One downside to the flip is that it would be harder for school groups to get to Pierre in time to see the full House and Senate in action. From a civics education perspective, it would be a bummer not to see the chambers at work. However, from a civic participation perspective, it may be more important to accommodate participants than spectators. Sitting in the gallery and watching the pageantry and debates of a floor session is impressive, sometimes majestic, but sitting in a committee hearing, seeing fellow citizens speak directly to their elected leaders, and perhaps even coming to the mic themselves to speak on interesting bills is even more majestic and democratic.

Plus, legislators, think about it: no more 7:45 a.m. committee hearings. Get your rest, get up at six, go for a run out to the island and back, study the bills, and come in fresh and hot at 9:30 for some serious debate.

Let’s give Senate Bill 69 a fair hearing and think about the opportunities for better participation from all parties in the Legislative process.

Senate State Affairs goes downhill from there this morning. Senator Jim Bolin (R-16/Canton) brings a shell bill, Senate Bill 87, to “enhance South Dakota.” Just kill that—no committee should endorse a bill that doesn’t say what it does. Passing a bill that merely says, “The Legislature shall pursue opportunities to enhance the state,” violates the sacred principle that I hear legislators regularly sing, that in our Legislature, “Every bill gets a hearing.” Every bill that passes should get two committee hearings, one in each chamber; this empty carcass denies us the opportunity to sniff through the guts that Senator Bolin and others may be planning behind closed doors to stuff into SB 87.

Senate Bill 90 has a lot of sponsors, Republican and Democratic, including the vacationing Senator Novstrup, but it’s a bad anti-transparency bill. Right now, candidates have to file financial interest statements, telling voters where their immediate families get more than 10% or more than $2,000 of their income. We don’t get dollar figures, just employers, stock funds, etc. Elected officials have to update those statements within fifteen days of taking office and then by January 1 of each year they hold office. SB 90 ditches the annual reports, meaning the public would be left uninformed of any changes in the Governor’s sources of wealth (and special interest influence) for four years. Public Utilities Commissioners would go off the radar for six years. Nuts to that. We need more information about public officials, not less. Nix SB 90.

House Bill 1008 has sailed through the House to the Senate. This bill originally cut the heads-up time parties had to give the state and public of their conventions from 30 days to five. Representative Tony Randolph (R-35/Rapid City) got skittish and amended that to ten business days. Rep. Randolph probably reasonably reduced the possibility of snap conventions allowing intra-party coups and other machinations.

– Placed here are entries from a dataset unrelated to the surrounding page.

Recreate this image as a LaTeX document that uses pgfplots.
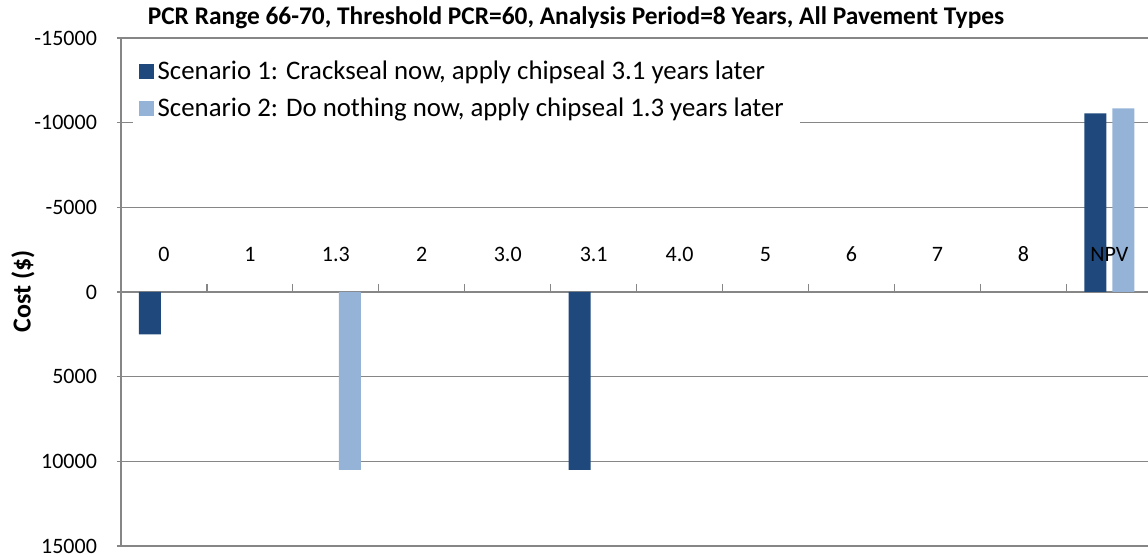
\documentclass[border=0pt]{standalone}
\usepackage{pgfplots}
\pgfplotsset{compat=1.18}
\usepackage{fontspec}
\setmainfont{Carlito}
\definecolor{darkblue}{RGB}{31,73,125}
\definecolor{lightblue}{RGB}{149,179,215}
\definecolor{axisgray}{RGB}{134,134,134}

\begin{document}
\begin{tikzpicture}
\begin{axis}[
  name=ax, at={(0,0)}, anchor=south west,
  set layers,
  scale only axis, width=513.5pt, height=254pt,
  xmin=-0.5, xmax=11.45,
  ymin=-15000, ymax=15000, y dir=reverse,
  ytick={-15000,-10000,...,15000},
  scaled y ticks=false,
  ymajorgrids, grid style={axisgray, line width=0.6pt},
  axis x line=middle, axis y line=left,
  axis line style={axisgray, line width=0.6pt, -},
  xtick={0,...,11},
  xticklabels={0,1,1.3,2,3.0,3.1,4.0,5,6,7,8,NPV},
  minor xtick={0.5,1.5,...,10.5},
  major x tick style={draw=none},
  minor x tick style={axisgray, line width=0.6pt},
  minor tick length=4pt,
  major tick length=4pt,
  ytick style={axisgray, line width=0.6pt},
  xticklabel style={anchor=base, yshift=19pt, /pgfplots/on layer=axis foreground},
  yticklabel style={xshift=-6.5pt, /pgf/number format/1000 sep={}, /pgf/number format/assume math mode=true},
  tick label style={font=\fontsize{11}{13}\selectfont},
  ybar=3pt, bar width=11pt,
  legend style={at={(axis description cs:0.011,0.984)}, anchor=north west, draw=none, fill=white,
    font=\fontsize{13.4}{16}\selectfont, row sep=4pt, inner xsep=3pt, inner ysep=5pt},
  legend cell align=left,
  legend image code/.code={\fill[#1] (-2pt,-3.75pt) rectangle (5.5pt,3.75pt);},
]
\addplot[fill=darkblue, draw=none] coordinates {(0,2500) (5,10500) (11,-10550)};
\addplot[fill=lightblue, draw=none] coordinates {(2,10500) (11,-10850)};
\legend{{Scenario 1: Crackseal now, apply chipseal 3.1 years later},
        {Scenario 2: Do nothing now, apply chipseal 1.3 years later\hspace*{3pt}}}
\end{axis}
\node[font=\bfseries\fontsize{12.7}{14}\selectfont] at (227.5pt,264pt)
  {PCR Range 66-70, Threshold PCR=60, Analysis Period=8 Years, All Pavement Types};
\node[rotate=90, font=\bfseries\fontsize{13}{15}\selectfont] at (-49pt,127.5pt) {Cost (\$)};
\pgfresetboundingbox
\path (-60.5pt,-5.5pt) rectangle (513.5pt,273pt);
\end{tikzpicture}
\end{document}
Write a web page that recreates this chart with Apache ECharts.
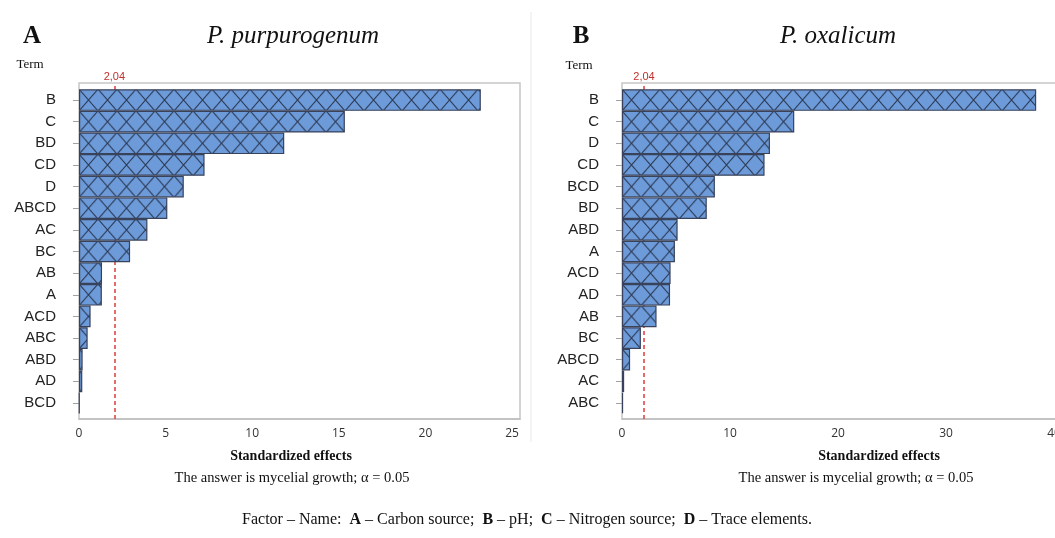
<!DOCTYPE html>
<html>
<head>
<meta charset="utf-8">
<script src="https://cdn.jsdelivr.net/npm/echarts@6/dist/echarts.min.js"></script>
<style>
  html, body { margin: 0; padding: 0; background: #fff; }
  #chart { width: 1055px; height: 538px; }
</style>
</head>
<body>
<div id="chart"></div>
<script>
// panel A - P. purpurogenum
const termsA = ['B', 'C', 'BD', 'CD', 'D', 'ABCD', 'AC', 'BC', 'AB', 'A', 'ACD', 'ABC', 'ABD', 'AD', 'BCD']
const effectsA = [23.2, 15.35, 11.85, 7.25, 6.05, 5.1, 3.95, 2.95, 1.33, 1.32, 0.67, 0.5, 0.21, 0.19, 0.03]
const ticksA = [0, 5, 10, 15, 20, 25]

// panel B - P. oxalicum
const termsB = ['B', 'C', 'D', 'CD', 'BCD', 'BD', 'ABD', 'A', 'ACD', 'AD', 'AB', 'BC', 'ABCD', 'AC', 'ABC']
const effectsB = [38.35, 15.95, 13.7, 13.2, 8.6, 7.85, 5.15, 4.9, 4.5, 4.45, 3.2, 1.75, 0.75, 0.2, 0.1]
const ticksB = [0, 10, 20, 30, 40]

const critical = 2.04
const criticalLabel = '2,04'

const SERIF = '"Liberation Serif", "Times New Roman", serif'
const SANS = '"Liberation Sans", Arial, sans-serif'

// crosshatch tile for the bars
const makeHatch = () => {
  const c = document.createElement('canvas')
  c.width = 19
  c.height = 22
  const g = c.getContext('2d')
  g.fillStyle = '#6d9bd9'
  g.fillRect(0, 0, 19, 22)
  g.strokeStyle = '#2a3650'
  g.lineWidth = 1.1
  g.beginPath()
  g.moveTo(-19, -22); g.lineTo(38, 44)
  g.moveTo(38, -22); g.lineTo(-19, 44)
  g.stroke()
  return c
}
const hatchTile = makeHatch()
const bandH = 324.6 / 15

// panel geometry
const panels = [
  { left: 79, width: 441, max: 441 / 17.32, terms: termsA, values: effectsA, ticks: ticksA },
  { left: 622, width: 445, max: 445 / 10.8, terms: termsB, values: effectsB, ticks: ticksB },
]

const grid = []
const xAxis = []
const yAxis = []
const series = []

panels.forEach((p, i) => {
  // frame grid (border, x labels, critical line)
  grid.push({ left: p.left, top: 83, width: p.width, height: 336, show: true, borderColor: '#c6c6c6', borderWidth: 1.5, outerBoundsMode: 'none' })
  // bar grid
  grid.push({ left: p.left, top: 89.2, width: p.width, height: 324.6, outerBoundsMode: 'none' })

  xAxis.push({
    gridIndex: i * 2, type: 'value', min: 0, max: p.max,
    splitLine: { show: false },
    axisLine: { show: true, lineStyle: { color: '#bdbdbd', width: 1.5 } },
    axisTick: { show: false },
    axisLabel: { customValues: p.ticks, fontSize: 12, color: '#333', fontFamily: '"Open Sans", sans-serif', margin: 9 },
  })
  xAxis.push({ gridIndex: i * 2 + 1, type: 'value', min: 0, max: p.max, show: false })

  yAxis.push({ gridIndex: i * 2, type: 'value', min: 0, max: 1, show: false })
  yAxis.push({
    gridIndex: i * 2 + 1, type: 'category', data: p.terms, inverse: true,
    axisLine: { show: false },
    axisTick: { show: true, alignWithLabel: true, length: 6, lineStyle: { color: '#a0a0a0' } },
    axisLabel: { fontSize: 15, color: '#222', fontFamily: SANS, margin: 23 },
    splitLine: { show: false },
  })

  series.push({
    type: 'bar',
    xAxisIndex: i * 2 + 1,
    yAxisIndex: i * 2 + 1,
    data: p.values,
    barCategoryGap: '0%',
    z: 3,
    itemStyle: {
      color: { image: hatchTile, repeat: 'repeat', x: p.left, y: 89.2, scaleY: bandH / 22 },
      borderColor: '#38425a',
      borderWidth: 1.2,
    },
  })

  series.push({
    type: 'line',
    xAxisIndex: i * 2,
    yAxisIndex: i * 2,
    data: [],
    z: 1,
    markLine: {
      silent: true,
      z: 1,
      symbol: 'none',
      lineStyle: { color: '#e04848', type: [4, 3], width: 1.6 },
      label: { position: 'end', formatter: criticalLabel, color: '#c0302e', fontSize: 11, fontFamily: SANS, distance: 1 },
      data: [{ xAxis: critical }],
    },
  })
})

const txt = (x, y, text, size, extra) => ({
  type: 'text', x, y, silent: true,
  style: Object.assign({ text, fontSize: size, fontFamily: SERIF, fill: '#111', align: 'center', verticalAlign: 'middle' }, extra || {}),
})

const graphic = [
  { type: 'line', silent: true, shape: { x1: 531, y1: 12, x2: 531, y2: 442 }, style: { stroke: '#e8e8e8', lineWidth: 1 } },
  txt(32, 37, 'A', 25, { fontWeight: 'bold' }),
  txt(293, 36, 'P. purpurogenum', 25, { fontStyle: 'italic' }),
  txt(581, 37, 'B', 25, { fontWeight: 'bold' }),
  txt(838, 36, 'P. oxalicum', 25, { fontStyle: 'italic' }),
  txt(30, 65, 'Term', 13),
  txt(579, 66, 'Term', 13),
  txt(291, 456, 'Standardized effects', 14, { fontWeight: 'bold' }),
  txt(879, 456, 'Standardized effects', 14, { fontWeight: 'bold' }),
  txt(292, 478, 'The answer is mycelial growth; α = 0.05', 14.5),
  txt(856, 478, 'The answer is mycelial growth; α = 0.05', 14.5),
  txt(527, 520,
    '{n|Factor – Name:  }{b|A}{n| – Carbon source;  }{b|B}{n| – pH;  }{b|C}{n| – Nitrogen source;  }{b|D}{n| – Trace elements.}',
    16, {
      rich: {
        n: { fontSize: 16, fontFamily: SERIF, fill: '#111' },
        b: { fontSize: 16, fontFamily: SERIF, fontWeight: 'bold', fill: '#111' },
      },
    }),
]

const chart = echarts.init(document.getElementById('chart'))
chart.setOption({
  animation: false,
  backgroundColor: '#fff',
  grid,
  xAxis,
  yAxis,
  series,
  graphic,
})
window.addEventListener('resize', () => chart.resize())
</script>
</body>
</html>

Now how about an amendment requiring candidates for Legislature to give us ten days notice when they plan to skip Session for a business convention?

House Bill 1048 rolled unanimously through the House. This measure proposes keeping even more secrets from the public by letting local boards and commissions and other elected officials not tell us about how they are spending our tax dollars on cops, jails, and emergency response resources. As with elected officials’ financial interests, we need more information, not less, from our governments.

There’s your briefing on today’s Senate State Affairs hearing, Senator Novstrup. I hope that helps you get back up to speed after your big vacation.

6 Comments

  1. Donald Pay

    SB 69 is an interesting concept, but it doesn’t need legislation. It could be done by legislative rule or procedure. That would be the best way to test it out. That drive from Rapid to Pierre starting a 4:00am was no fun.

  2. Debbo

    I like the idea of committees in the afternoon. I had to stay overnight.

    The others giving even more secrecy to one of the most corrupt state governments in the US? Absolutely not.

  3. Recap of today’s votes in Senate State Affairs:

    SR 1: tabled (good—moot!)

    SB 69: killed 8–0 (I agree, Donald: we can do this better by rule—let’s try it!)

    SB 87: deferred by chair to next meeting (good: time for Bolin to fill in the blank)

    SB 90: passed 8–0.

    HB 1008: passed 5–3, amended up to 15 days! By the time it gets through conference committee, it’ll be up to 25 days! Interestingly, Democrats Heinert and Kennedy, joined Brock Greenfield in voting against it. Dems had the convention scheduling trouble last summer.

    HB 1048: passed 8–0.

    Al Novstrup didn’t make the hearing.

  4. Donald Pay

    Legislators who write legislation like SB 87 should be thrown from the top of the dome. Everyone knows It’s just a hoghouse in waiting. Legislators who do this deserve contempt. It’s a slimy trick that requires someone who disrespects normal process, is arrogant. They get away with it because they lick the right bottoms and fancy themselves powerful as a result. Corrupt scum is what I call them.

  5. I’m with you, Donald. Every bill should get two full hearings, in the form intended for passage. I like hoghousing just because I like saying hoghousing, but the harm to democracy seems to outweigh the fun. Flesh out your plan, have it ready by the time bill filing is due, or too bad, wait ’til next Session.

  6. grudznick

    Mr. H is sometimes wise like grudznick and Mr. Pay. This is one of those times. That fellow, Mr. Haugaard, has engendered a proliferation of these hoghouses and they all smell. He is not a transparent fellow, as you can tell by the smirk beneath his pornstache.